Media around the world have been reporting on a recent African Development Bank study claiming that Africa has a new middle class of 313 million, a size on par with middle classes in India and China.1 This news was trumpeted in the West. The Wall Street Journal published an article entitled “A New Class of Consumers Grows in Africa;”2 a similar story appeared in the Financial Times entitled “Africa: Ripe for reappraisal.”3
Meanwhile, the World Bank is also excited about African growth, reporting “Sub-Saharan Africa in 2011 has an unprecedented opportunity for transformation and sustained growth.”4 Further jumping on the pro-growth bandwagon, the Harvard Business Review published its own positive outlook on African investment entitled “The Globe: Cracking the Next Growth Market: Africa.”5
However, some African newspapers are not convinced that the continent is experiencing a rebirth. South Africa’s Globe and Mail writes “Africa’s stunning growth can’t hide pervasive poverty.”6 A story on AllAfrica.com debunks the African Development Bank and World Bank reports, writing “the global financial agencies’ desperation for an African success story should be taken with not a grain, but a calabash full of salt.” 7
Recognizing, the multitude of challenges facing Africa including fragile governments and conflicts, poor infrastructure, corruption, environmental degradation, HIV/AIDs, etc, the media and, certainly investors, are still looking to Africa as the next frontier. This analysis will examine the state of African development, including its challenges, and will try to answer the question is Africa rising.
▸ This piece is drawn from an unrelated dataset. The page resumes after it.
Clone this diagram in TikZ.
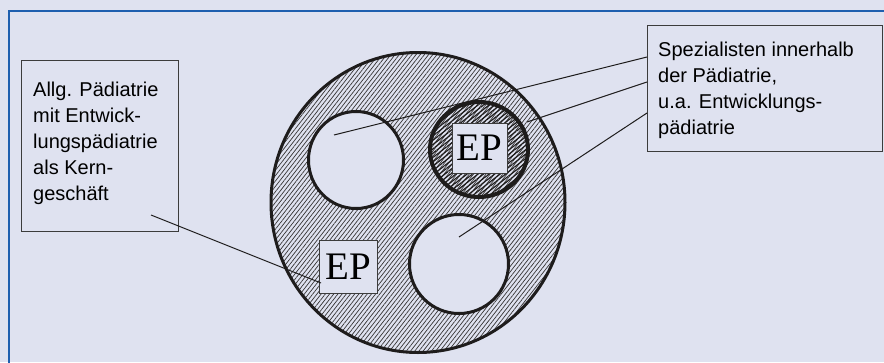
\documentclass[tikz,border=0pt]{standalone}
\usepackage{fontspec}
\usetikzlibrary{patterns.meta,shapes.geometric}
\newfontfamily\labfont{Liberation Sans}
\newfontfamily\epfont{Liberation Serif}
\definecolor{bg}{RGB}{223,226,240}
\definecolor{frameblue}{RGB}{30,95,175}
\definecolor{ink}{RGB}{30,28,28}
\definecolor{boxline}{RGB}{60,60,60}
\begin{document}
\begin{tikzpicture}[x=1pt,y=-1pt,
  textbox/.style={draw=boxline, line width=1pt, rectangle, inner sep=0pt},
  labtext/.style={anchor=base west, inner sep=0pt},
  epbox/.style={draw=boxline, line width=0.8pt, fill=bg, rectangle, inner sep=0pt, font=\epfont\fontsize{39}{39}\selectfont},
  hole/.style={draw=ink, line width=3pt, ellipse, fill=bg, inner sep=0pt},
  conn/.style={draw=ink, line width=1pt}
]
\fill[bg] (0,0) rectangle (884,362);
\useasboundingbox (0,0) rectangle (884,362);
\draw[frameblue, line width=1.8pt] (9,363) -- (9,11) -- (885,11);
% outer hatched ellipse
\node[ellipse, draw=ink, line width=3pt, minimum width=294pt, minimum height=300pt, inner sep=0pt,
  pattern={Lines[angle=52,distance=3.3pt,line width=0.7pt]}, pattern color=ink!90] (outer) at (418,202.5) {};
% inner circles
\node[hole, minimum width=95pt, minimum height=97pt] (c1) at (356,160) {};
\node[ellipse, draw=ink, line width=4pt, inner sep=0pt, minimum width=98pt, minimum height=95pt,
  pattern={Lines[angle=38,distance=3.4pt,line width=1.2pt]}, pattern color=ink] (c2) at (479,149.5) {};
\node[hole, minimum width=99pt, minimum height=99pt] (c3) at (459,264) {};
% EP boxes
\node[epbox, minimum width=55pt, minimum height=50pt] (ep1) at (479.5,148) {EP};
\node[epbox, minimum width=58pt, minimum height=53pt] (ep2) at (348,266.5) {EP};
% text boxes
\node[textbox, minimum width=157pt, minimum height=171pt] (lbox) at (99.5,145.5) {};
\node[textbox, minimum width=235pt, minimum height=126pt] (rbox) at (764.5,88) {};
\node[labtext] (ltext) at (33,96) {\parbox[t]{140pt}{\labfont\fontsize{20}{26}\selectfont\raggedright Allg. Pädiatrie\\ mit Entwick-\\ lungspädiatrie\\ als Kern-\\ geschäft}};
\node[labtext] (rtext) at (658,56) {\parbox[t]{220pt}{\labfont\fontsize{20}{26}\selectfont\raggedright Spezialisten innerhalb\\ der Pädiatrie,\\ u.a. Entwicklungs-\\ pädiatrie}};
% connectors
\coordinate (la) at (151,215);
\coordinate (lb) at (321,283);
\coordinate (r1) at (647,57);
\coordinate (r2) at (647,82);
\coordinate (r3) at (647,113);
\coordinate (e1) at (334,135);
\coordinate (e2) at (527,122);
\coordinate (e3) at (459,237);
\draw[conn] (la) -- (lb);
\draw[conn] (r1) -- (e1);
\draw[conn] (r2) -- (e2);
\draw[conn] (r3) -- (e3);
\end{tikzpicture}
\end{document}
Current State of Economic Development
Statistics highlighting African development reveal a mixed picture. According to the African Development Bank study, 61 percent of Africans live on less than $2/day. Africa’s middle class of 313 million have $2-$20 to spend daily. However 180 million of them are vulnerable to economic shocks, as they only have $2-$4 to spend daily. There are also massive disparities on the continent: 100,000 of the richest Africans own 60 percent of the Africa’s GDP.8
Africa’s GDP growth is promising. Sub-Saharan Africa has been growing an average five percent annually for the decade;9 growth dipped in the last two years due to the financial crisis, but is expected to rise 5.5 percent in 2011 and 5.8 percent in 2012.10 Natural resources accounted for 24 percent of Africa’s GDP growth from 2000 to 2008; the rest is attributed to other industries.11
A Harvard Business Review article cites three factors contributing to Africa’s GDP growth: 1) decline in serious conflicts, 2) healthier governments due to decreased budget deficits and decreased inflation, and 3) adoption of market friendly policies, such as the privatization of state-owned enterprises, reduced trade barriers and corporate taxes.12
Yet, that growth might not be sustainable. The Africa Progress Panel states that the GDP growth is of low quality because there has been little structural transformation and diversification.13 In 2009, 16 of 47 African economies earned 50 percent of their earnings from a single export and for a few African countries one commodity (oil) accounts for 90 percent of the country’s GDP. There are exceptions: Kenya, South Africa, and Tanzania, have all diversified their exports.14
Much of Africa’s GDP growth is due the increased price of commodities. Africa has 10 percent of the world’s oil reserves, 40 percent of its gold ore, and 80-90 percent of chromium and platinum deposits.15 The increased price for commodities, such as gold and oil, as well as food products, has been a boon and a liability for the continent. Africa’s commodities have attracted a lot of foreign investment, particularly by the BRIC countries. China is mainly interested in commodities, especially oil, while India has also invested in the telecommunications sector.16
Unfortunately much of the gains have not trickled down to the citizens, and remains in the hands of the multinationals and the corrupt officials. Nigeria, the largest African oil exporter, has earned an estimated $6 trillion from oil, yet 70 percent of its citizens live in poverty. Kidnapping and violence in the Niger delta is widespread.17
The high price for food products and oil has been problematic for the urban poor, leading to protests and violent demonstrations in numerous countries, such as Uganda and Burkina Faso.18 African countries that are dependent on food imports are the most vulnerable to the high food prices. In general because of the recent economic crisis and the last food crisis in 2008, most governments have few funds to help the most vulnerable in the present food crisis.19
Challenges Facing the Continent
There are many problems plaguing Africa. A 2011 World Bank report identified the challenges as: undiversified production structure, low human capital, weak governance, state fragility, women’s empowerment, youth employment, and climate changethe worldwide rise in temperatures that has been blamed for severe weather in many parts of the world..20 A finding by Global Financial Integrity notes that $358bn flowed out of Africa between 2000 and 2008, due to corruption, trade mispricing, and other illicit activity.21
Political violence is another challenge. In May 2011, following the elections Nigeria, a wave of violence left hundreds dead.22 Similar post-election violence occurred in the Ivory Coast and Kenya.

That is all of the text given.